Table 7: Metric comparison between algorithms
Model | Accuracy | Sensitivity | F1 Score | AUC |
---|---|---|---|---|
Logistic Regression Model 1 | 0.8367 | 0.6765 | 0.7614 | 0.9599 |
Decision Tree Model 4 | 0.9421 | 0.9225 | 0.8990 | 0.9774 |
Adaboost Model 1 | 0.9407 | 0.9619 | 0.8967 | N/A |
Random Forest Model 2 | 0.9421 | 0.9252 | 0.8988 | 0.9770 |
SVM Model 2 | 81.9 | 0.7674 | 0.6952 | 0.9127 |
This study ventured to perform an in-depth analysis of the customer churn rates in a small start-up company. Customer churn has become a buzzword in the business sector and everyone wants to utilize this information to its greatest potential. This wouldn’t be possible without specialized machine learning algorithms. The literature on customer churn prediction does not paint a picture of just a singular algorithm that is the key to this type of analysis. Instead, there are many algorithms and combinations of algorithms that can be executed in order to obtain the best results. Due to this, it is necessary to try a wide range of algorithms to see which works best for the data in question. This study strived to achieve this by applying 5 different machine learning algorithms, those being logistic regression, decision trees, random forest, adaboost, and support vector machines. These classification algorithms were all attempting to answer two questions.
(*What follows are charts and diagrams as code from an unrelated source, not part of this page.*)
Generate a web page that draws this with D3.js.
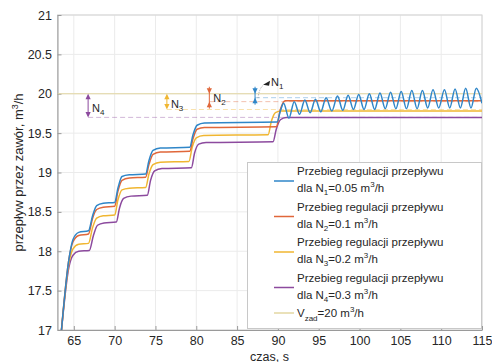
<!DOCTYPE html>
<html><head><meta charset="UTF-8">
<script src="https://d3js.org/d3.v7.min.js"></script>
<style>
body{margin:0;background:#fff}
text{font-family:"Liberation Sans",Arial,sans-serif;fill:#262626}
</style></head><body><svg id="chart" width="492" height="362"></svg>
<script>
// axis ticks
const xTicks = [65, 70, 75, 80, 85, 90, 95, 100, 105, 110, 115];
const yTicks = [17, 17.5, 18, 18.5, 19, 19.5, 20, 20.5, 21];

// [czas s, przepływ m3/h]
const seriesN1 = [[63.4,16.9],[64.4,17.9],[64.9,18.15],[65.6,18.24],[66.8,18.26],[67.3,18.45],[67.8,18.58],[68.6,18.61],[70.0,18.62],[70.4,18.8],[70.9,18.95],[71.8,18.97],[73.8,18.98],[74.2,19.15],[74.7,19.28],[75.6,19.31],[79.2,19.32],[79.6,19.48],[80.1,19.6],[81.0,19.63],[89.9,19.64],[90.3,19.78],[90.7,19.88],[91.35,19.69],[92.0,19.9],[92.65,19.74],[93.3,19.92],[93.95,19.76],[94.6,19.93],[95.25,19.77],[95.9,19.95],[96.6,19.78],[97.3,19.97],[97.95,19.79],[98.6,19.98],[99.25,19.8],[99.9,19.99],[100.55,19.8],[101.2,20.0],[101.85,19.8],[102.5,20.01],[103.15,19.81],[103.8,20.02],[104.45,19.81],[105.1,20.03],[105.75,19.81],[106.4,20.04],[107.05,19.81],[107.7,20.04],[108.35,19.82],[109.0,20.05],[109.7,19.82],[110.4,20.05],[111.05,19.82],[111.7,20.06],[112.35,19.82],[113.0,20.07],[113.65,19.82],[114.3,20.07],[115,19.88]];
const seriesN2 = [[63.4,16.9],[64.4,17.9],[64.9,18.12],[65.6,18.2],[66.8,18.22],[67.3,18.42],[67.8,18.53],[68.6,18.56],[70.0,18.57],[70.4,18.76],[70.9,18.9],[71.8,18.93],[73.8,18.94],[74.2,19.1],[74.7,19.23],[75.6,19.26],[79.2,19.27],[79.6,19.43],[80.1,19.55],[81.0,19.57],[89.8,19.58],[90.3,19.8],[90.9,19.91],[115,19.91]];
const seriesN3 = [[63.4,16.9],[64.4,17.85],[64.9,18.03],[65.6,18.09],[66.8,18.1],[67.3,18.3],[67.8,18.42],[68.6,18.45],[70.0,18.46],[70.4,18.65],[70.9,18.78],[71.8,18.8],[73.8,18.81],[74.2,18.98],[74.7,19.1],[75.6,19.13],[79.1,19.14],[79.5,19.32],[80.0,19.44],[80.9,19.47],[88.8,19.48],[89.2,19.65],[89.7,19.76],[90.4,19.78],[115,19.78]];
const seriesN4 = [[63.4,16.9],[64.4,17.8],[64.9,17.95],[65.6,18.0],[66.9,18.01],[67.4,18.2],[67.9,18.33],[68.7,18.36],[70.2,18.37],[70.6,18.55],[71.1,18.67],[72.0,18.7],[74.0,18.71],[74.4,18.9],[74.9,19.02],[75.8,19.05],[79.4,19.06],[79.8,19.25],[80.3,19.36],[81.2,19.38],[89.4,19.39],[89.8,19.55],[90.3,19.67],[91.0,19.7],[115,19.7]];

const setpoint = 20;
const tolNames = ['1', '2', '3', '4'];
const tolValues = [0.05, 0.1, 0.2, 0.3];
const tolLabels = ['0.05', '0.1', '0.2', '0.3'];
const tolAt = [87.2, 81.6, 76.4, 66.75]; // czas where each N marker stands
const colors = ['#2f86c8', '#e0673a', '#f0b631', '#8c4a9e'];
const setColor = '#e3d7a2';

const svg = d3.select('#chart');
const x = d3.scaleLinear().domain([63, 115]).range([57.5, 482]);
const y = d3.scaleLinear().domain([17, 21]).range([330, 15]);

svg.append('defs').append('clipPath').attr('id', 'clip')
  .append('rect').attr('x', 57.5).attr('y', 15).attr('width', 424.5).attr('height', 315);

// grid
const grid = svg.append('g').attr('stroke', '#ebebeb').attr('stroke-width', 1);
grid.selectAll('.gx').data(xTicks).join('line')
  .attr('x1', d => x(d)).attr('x2', d => x(d)).attr('y1', 15).attr('y2', 330);
grid.selectAll('.gy').data(yTicks).join('line')
  .attr('y1', d => y(d)).attr('y2', d => y(d)).attr('x1', 57.5).attr('x2', 482);

// box
svg.append('rect').attr('x', 57.5).attr('y', 15).attr('width', 424.5).attr('height', 315)
  .attr('fill', 'none').attr('stroke', '#d4d4d4');

const fmt = d3.format('~g');
const gx = svg.append('g').attr('transform', 'translate(0,330)')
  .call(d3.axisBottom(x).tickValues(xTicks).tickFormat(fmt).tickSizeInner(-4).tickSizeOuter(0).tickPadding(6.5));
const gy = svg.append('g').attr('transform', 'translate(57.5,0)')
  .call(d3.axisLeft(y).tickValues(yTicks).tickFormat(fmt).tickSizeInner(-4).tickSizeOuter(0).tickPadding(5.5));
[gx, gy].forEach(g => {
  g.select('.domain').attr('stroke', '#9a9a9a');
  g.selectAll('.tick line').attr('stroke', '#9a9a9a');
  g.selectAll('.tick text').attr('font-size', 12.5).attr('font-family', '"Liberation Sans",Arial,sans-serif').attr('fill', '#262626');
});

const plot = svg.append('g').attr('clip-path', 'url(#clip)');

// setpoint and tolerance lines
plot.append('line').attr('x1', x(63)).attr('x2', x(115)).attr('y1', y(setpoint)).attr('y2', y(setpoint))
  .attr('stroke', setColor).attr('stroke-width', 1.2);
tolValues.forEach((tv, i) => {
  plot.append('line').attr('x1', x(tolAt[i])).attr('x2', x(115))
    .attr('y1', y(setpoint - tv)).attr('y2', y(setpoint - tv))
    .attr('stroke', colors[i]).attr('stroke-opacity', 0.4).attr('stroke-width', 1)
    .attr('stroke-dasharray', '5,3');
});

const line = d3.line().x(d => x(d[0])).y(d => y(d[1])).curve(d3.curveMonotoneX);
const allSeries = [seriesN4, seriesN3, seriesN2, seriesN1];
const allColors = [colors[3], colors[2], colors[1], colors[0]];
allSeries.forEach((s, i) => {
  plot.append('path').datum(s).attr('d', line).attr('fill', 'none')
    .attr('stroke', allColors[i]).attr('stroke-width', 1.5);
});

// tolerance markers
function head(px, py, dir, color) {
  // dir -1 tip up, +1 tip down
  svg.append('path')
    .attr('d', `M${px},${py}L${px - 2.6},${py - dir * 5.5}L${px + 2.6},${py - dir * 5.5}Z`)
    .attr('fill', color);
}
function nLabel(px, py, sub) {
  const t = svg.append('text').attr('x', px).attr('y', py).attr('font-size', 11);
  t.append('tspan').text('N');
  t.append('tspan').attr('font-size', 8).attr('dy', 3).text(sub);
}
tolValues.forEach((tv, i) => {
  const px = x(tolAt[i]);
  const yTop = y(setpoint), yBot = y(setpoint - tv);
  const c = colors[i];
  if (tv >= 0.2) {
    svg.append('line').attr('x1', px).attr('x2', px).attr('y1', yTop + 2).attr('y2', yBot - 2)
      .attr('stroke', c).attr('stroke-width', 1);
    head(px, yTop, -1, c);
    head(px, yBot, 1, c);
    nLabel(px + 4, (yTop + yBot) / 2 + 6, tolNames[i]);
  } else {
    svg.append('line').attr('x1', px).attr('x2', px).attr('y1', yTop - 7).attr('y2', yBot + 7)
      .attr('stroke', c).attr('stroke-width', 1);
    head(px, yTop, 1, c);
    head(px, yBot, -1, c);
    if (i === 1) nLabel(px + 4, (yTop + yBot) / 2 + 4.5, tolNames[i]);
  }
});
// N1 label with a leader
const n1x = x(tolAt[0]);
svg.append('path').attr('d', `M${n1x + 3},${y(19.97) + 2}Q${n1x + 4},${y(20) - 6} ${n1x + 9},${y(20) - 9}`)
  .attr('fill', 'none').attr('stroke', '#999').attr('stroke-dasharray', '1,1.5');
svg.append('path').attr('d', `M${n1x + 8},${y(20) - 9}L${n1x + 15},${y(20) - 13}L${n1x + 14},${y(20) - 8}Z`).attr('fill', '#222');
nLabel(n1x + 16, y(20) - 8, tolNames[0]);

// legend
const lg = svg.append('g');
lg.append('rect').attr('x', 247.5).attr('y', 162.5).attr('width', 234).attr('height', 166)
  .attr('fill', '#fff').attr('stroke', '#c8c8c8');
tolValues.forEach((tv, i) => {
  const b = 175 + 35.5 * i;
  lg.append('line').attr('x1', 274).attr('x2', 294).attr('y1', b + 6).attr('y2', b + 6)
    .attr('stroke', colors[i]).attr('stroke-width', 1.5);
  lg.append('text').attr('x', 297).attr('y', b).attr('font-size', 11.5).text('Przebieg regulacji przepływu');
  const t = lg.append('text').attr('x', 297).attr('y', b + 17).attr('font-size', 11.5);
  t.append('tspan').text('dla N');
  t.append('tspan').attr('font-size', 8).attr('dy', 3).text(tolNames[i]);
  t.append('tspan').attr('dy', -3).text('=' + tolLabels[i] + ' m');
  t.append('tspan').attr('font-size', 8).attr('dy', -5).text('3');
  t.append('tspan').attr('dy', 5).text('/h');
});
lg.append('line').attr('x1', 274).attr('x2', 294).attr('y1', 313).attr('y2', 313)
  .attr('stroke', setColor).attr('stroke-width', 1.5);
const vt = lg.append('text').attr('x', 297).attr('y', 317).attr('font-size', 11.5);
vt.append('tspan').text('V');
vt.append('tspan').attr('font-size', 8).attr('dy', 4).text('zad');
vt.append('tspan').attr('dy', -4).text('=20 m');
vt.append('tspan').attr('font-size', 8).attr('dy', -5).text('3');
vt.append('tspan').attr('dy', 5).text('/h');

// axis titles
svg.append('text').attr('x', 269.5).attr('y', 360.5).attr('text-anchor', 'middle').attr('font-size', 12.5).text('czas, s');
const yl = svg.append('text').attr('transform', 'translate(23,172.5) rotate(-90)')
  .attr('text-anchor', 'middle').attr('font-size', 13);
yl.append('tspan').text('przepływ przez zawór, m');
yl.append('tspan').attr('font-size', 9).attr('dy', -5).text('3');
yl.append('tspan').attr('dy', 5).text('/h');
</script></body></html>
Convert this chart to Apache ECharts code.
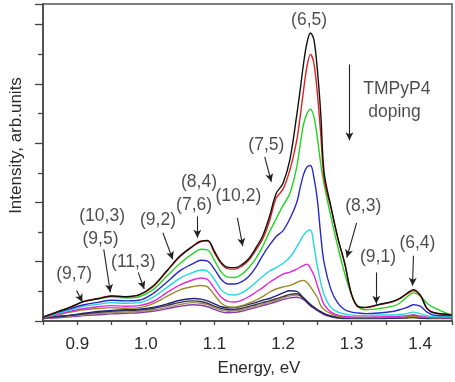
<!DOCTYPE html>
<html><head><meta charset="utf-8">
<script src="https://cdn.jsdelivr.net/npm/echarts@6/dist/echarts.min.js"></script>
<style>html,body{margin:0;padding:0;background:#fff}#c{width:455px;height:382px}</style>
</head><body><div id="c"></div>
<script>
// Photon energy sample points (eV)
const energy = [0.85,0.87,0.89,0.91,0.93, 0.95,0.97,0.99,1.01,1.03, 1.05,1.07,1.08,1.09,1.10, 1.11,1.12,1.13,1.14,1.15,
  1.16,1.17,1.18,1.19,1.20, 1.21,1.22,1.225,1.23,1.235, 1.24,1.245,1.25,1.255,1.26, 1.27,1.28,1.29,1.30,1.31,
  1.32,1.34,1.36,1.37,1.38, 1.39,1.40,1.41,1.42,1.44, 1.446];

// PL intensity (arb. units) for increasing TMPyP4 doping
const sBlack = [0.13,0.30,0.47,0.66,0.75, 0.84,0.82,0.88,1.17,1.68, 2.2,2.55,2.68,2.72,2.35, 1.97,1.81,1.8,1.9,2.1,
  2.45,2.85,3.5,4.3,4.65, 5.45,6.95,7.8,8.7,9.4, 9.72,9.5,8.5,7.0,5.0, 3.85,2.8,1.95,0.9,0.48,
  0.46,0.56,0.66,0.76,0.92, 1.06,0.88,0.42,0.28,0.22, 0.2];
const sRed = [0.13,0.30,0.47,0.66,0.76, 0.85,0.82,0.88,1.15,1.66, 2.18,2.55,2.7,2.7,2.3, 1.93,1.76,1.75,1.85,2.05,
  2.38,2.75,3.35,4.15,4.45, 5.1,6.1,6.9,7.8,8.6, 9.0,8.7,7.7,6.3,4.8, 3.8,2.78,1.92,0.88,0.47,
  0.45,0.55,0.65,0.75,0.9, 1.02,0.86,0.42,0.28,0.22, 0.2];
const sGreen = [0.13,0.30,0.47,0.66,0.74, 0.82,0.78,0.82,1.05,1.5, 1.95,2.3,2.42,2.4,2.05, 1.65,1.48,1.47,1.58,1.8,
  2.1,2.5,3.0,3.45,3.9, 4.3,5.2,5.95,6.65,7.0, 7.15,6.9,6.2,5.3,4.6, 3.5,2.5,1.6,0.88,0.48,
  0.38,0.42,0.5,0.6,0.8, 0.95,0.85,0.6,0.45,0.25, 0.22];
const sBlue = [0.13,0.28,0.42,0.55,0.63, 0.7,0.68,0.7,0.92,1.3, 1.7,1.95,2.05,2.02,1.75, 1.4,1.25,1.25,1.33,1.5,
  1.8,2.2,2.55,2.85,3.05, 3.45,4.0,4.5,4.95,5.2, 5.25,4.85,4.1,2.9,1.95, 1.05,0.6,0.38,0.3,0.27,
  0.25,0.27,0.32,0.38,0.45, 0.55,0.5,0.3,0.2,0.18, 0.18];
const sCyan = [0.12,0.25,0.38,0.5,0.56, 0.62,0.6,0.62,0.8,1.12, 1.45,1.65,1.72,1.68,1.4, 1.05,0.9,0.88,0.95,1.1,
  1.3,1.5,1.68,1.8,1.95, 2.15,2.5,2.7,2.9,3.03, 3.07,2.55,1.85,1.3,0.88, 0.45,0.3,0.24,0.2,0.18,
  0.18,0.2,0.2,0.22,0.25, 0.3,0.25,0.18,0.15,0.15, 0.15];
const sMagenta = [0.12,0.22,0.33,0.42,0.48, 0.52,0.5,0.52,0.65,0.95, 1.22,1.4,1.45,1.4,1.1, 0.8,0.66,0.64,0.7,0.82,
  0.97,1.12,1.3,1.45,1.58, 1.65,1.75,1.82,1.88,1.92, 1.78,1.55,1.2,0.85,0.55, 0.3,0.2,0.16,0.14,0.13,
  0.13,0.14,0.15,0.16,0.18, 0.2,0.17,0.13,0.12,0.12, 0.12];
const sOlive = [0.12,0.2,0.3,0.38,0.42, 0.45,0.43,0.45,0.58,0.82, 1.05,1.17,1.2,1.15,0.88, 0.6,0.48,0.47,0.52,0.6,
  0.7,0.82,0.97,1.08,1.15, 1.2,1.3,1.35,1.37,1.3, 1.15,0.98,0.8,0.52,0.38, 0.25,0.16,0.13,0.12,0.12,
  0.12,0.12,0.13,0.13,0.14, 0.15,0.13,0.12,0.11,0.11, 0.11];
const sNavy = [0.1,0.15,0.2,0.26,0.32, 0.36,0.38,0.4,0.46,0.57, 0.7,0.76,0.74,0.68,0.58, 0.48,0.44,0.45,0.5,0.56,
  0.62,0.7,0.76,0.85,0.95, 1.02,1.0,0.9,0.78,0.65, 0.52,0.45,0.38,0.32,0.25, 0.17,0.12,0.11,0.1,0.1,
  0.1,0.1,0.1,0.11,0.12, 0.14,0.11,0.1,0.1,0.1, 0.1];
const sDark = [0.1,0.14,0.19,0.24,0.29, 0.33,0.35,0.37,0.42,0.52, 0.63,0.68,0.66,0.6,0.5, 0.42,0.38,0.39,0.43,0.49,
  0.55,0.62,0.68,0.75,0.82, 0.9,0.92,0.86,0.75,0.65, 0.55,0.46,0.38,0.3,0.24, 0.16,0.12,0.1,0.1,0.1,
  0.1,0.1,0.1,0.1,0.11, 0.12,0.1,0.1,0.1,0.1, 0.1];
const sTan = [0.09,0.13,0.17,0.21,0.25, 0.28,0.3,0.32,0.37,0.46, 0.56,0.62,0.6,0.55,0.45, 0.37,0.33,0.34,0.38,0.44,
  0.5,0.57,0.63,0.7,0.78, 0.85,0.88,0.85,0.78,0.68, 0.57,0.47,0.38,0.3,0.23, 0.15,0.11,0.09,0.09,0.09,
  0.09,0.09,0.09,0.1,0.1, 0.12,0.1,0.09,0.09,0.09, 0.09];
const sViolet = [0.08,0.11,0.14,0.18,0.21, 0.24,0.26,0.28,0.33,0.41, 0.5,0.55,0.53,0.48,0.39, 0.31,0.28,0.29,0.33,0.39,
  0.45,0.52,0.58,0.65,0.72, 0.78,0.8,0.78,0.72,0.62, 0.52,0.43,0.35,0.28,0.21, 0.14,0.1,0.08,0.08,0.08,
  0.08,0.08,0.09,0.1,0.12, 0.2,0.12,0.08,0.08,0.08, 0.08];

const xTickLabels = ['0.9','1.0','1.1','1.2','1.3','1.4'];

// Annotation texts anchored in data units [energy, intensity]
const labelTexts = ['(6,5)','TMPyP4','doping','(7,5)','(8,4)','(7,6)','(10,2)','(9,2)','(10,3)','(9,5)','(11,3)','(9,7)','(8,3)','(9,1)','(6,4)'];
const labelAt = [[1.238,10.14],[1.366,7.83],[1.3625,7.05],[1.1757,5.93],[1.0775,4.70],[1.0703,3.92],[1.1349,4.20],[1.0177,3.42],
  [0.9362,3.53],[0.9338,2.75],[0.9817,1.97],[0.8955,1.58],[1.317,3.87],[1.3385,2.14],[1.396,2.64]];
// Arrows: [from, to] in data units
const arrowsFrom = [[1.2968,8.66],[1.1733,5.54],[1.0751,3.53],[1.1335,3.48],[1.0248,2.98],[0.9386,2.42],[0.9889,1.64],[0.8989,1.03],[1.3073,3.31],[1.336,1.64],[1.3902,2.20]];
const arrowsTo   = [[1.2968,6.10],[1.1829,4.70],[1.0751,2.81],[1.1412,2.53],[1.0392,2.08],[0.9481,0.97],[0.9975,1.08],[0.9075,0.64],[1.2930,2.14],[1.336,0.58],[1.3888,1.19]];

const curves = [
  {values: sViolet, color: '#8a3aa6'},
  {values: sTan, color: '#a48c6a'},
  {values: sDark, color: '#3a3a3a'},
  {values: sNavy, color: '#23237a'},
  {values: sOlive, color: '#9c8a28'},
  {values: sMagenta, color: '#e028d8'},
  {values: sCyan, color: '#22d8e0'},
  {values: sBlue, color: '#2828c8'},
  {values: sGreen, color: '#22d422'},
  {values: sRed, color: '#e02222'},
  {values: sBlack, color: '#111111'}
];

const FONT = "'Liberation Sans', Arial, sans-serif";
const chart = echarts.init(document.getElementById('c'), null, {renderer: 'canvas'});

const series = curves.map(c => ({
  type: 'line',
  data: energy.map((e, i) => [e, c.values[i]]),
  showSymbol: false,
  smooth: 0.35,
  lineStyle: {color: c.color, width: 1.4},
  itemStyle: {color: c.color},
  silent: true,
  animation: false
}));

series.push({
  type: 'scatter',
  data: labelTexts.map((t, i) => ({name: t, value: labelAt[i]})),
  symbolSize: 0,
  silent: true,
  animation: false,
  label: {show: true, position: 'inside', formatter: p => p.name, fontFamily: FONT, fontSize: 17.5, color: '#1e1e1e'},
  markLine: {
    silent: true,
    animation: false,
    symbol: ['none', 'arrow'],
    symbolSize: [6, 8],
    label: {show: false},
    lineStyle: {color: '#222', width: 1.1, type: 'solid'},
    data: arrowsFrom.map((f, i) => [{coord: f}, {coord: arrowsTo[i]}])
  }
});

chart.setOption({
  animation: false,
  backgroundColor: '#fff',
  grid: {left: 40, right: 0, top: 4, bottom: 58, show: true, borderColor: '#555', borderWidth: 1.5, backgroundColor: 'transparent'},
  xAxis: {
    type: 'value', min: 0.85, max: 1.4464, interval: 0.05,
    axisLine: {show: true, onZero: false, lineStyle: {color: '#444', width: 1.5}},
    axisTick: {show: true, inside: false, length: 4, lineStyle: {color: '#444', width: 1.3}},
    splitLine: {show: false},
    axisLabel: {
      margin: 15, fontFamily: FONT, fontSize: 17, color: '#2a2a2a',
      formatter: v => { const s = v.toFixed(1); return (Math.abs(v * 10 - Math.round(v * 10)) < 1e-6 && xTickLabels.includes(s)) ? s : ''; }
    },
    name: 'Energy, eV', nameLocation: 'middle', nameGap: 39,
    nameTextStyle: {fontFamily: FONT, fontSize: 17, color: '#2a2a2a', padding: [0, 0, 0, 23]}
  },
  yAxis: {
    type: 'value', min: 0, max: 10.7, interval: 2,
    axisLine: {show: true, onZero: false, lineStyle: {color: '#444', width: 1.5}},
    axisTick: {show: true, inside: false, length: 8, lineStyle: {color: '#444', width: 1.3}},
    minorTick: {show: true, splitNumber: 2, length: 5, lineStyle: {color: '#444', width: 1.3}},
    splitLine: {show: false},
    axisLabel: {show: false},
    name: 'Intensity, arb.units', nameLocation: 'middle', nameGap: 18,
    nameTextStyle: {fontFamily: FONT, fontSize: 17, color: '#2a2a2a', padding: [0, 0, 0, 34]}
  },
  series: series
});
</script>
</body></html>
First, is this algorithm capable of predicting customer churn? Second, if it is, then is it capable of telling us what specific variables lead to churn or what specific combination of variables lead to churn? All of the algorithms were able to produce answers to these questions and the majority of them did so with very high accuracy. The random forest and decision tree models performed the strongest, with both models achieving 94% accuracy as well as high scores in all other important metrics. Ultimately, it was determined that the decision tree algorithm created the strongest model, based on many factors. Additionally, most models found that the membership category a customer subscribes to tends to be a very important variable to look out for when trying stop churn. This is reliable information for any business and the start-up whose information was used in this study will be able to use this data to target their customers who are exhibiting churning prone behaviours and hopefully stop them from leaving before it is too late.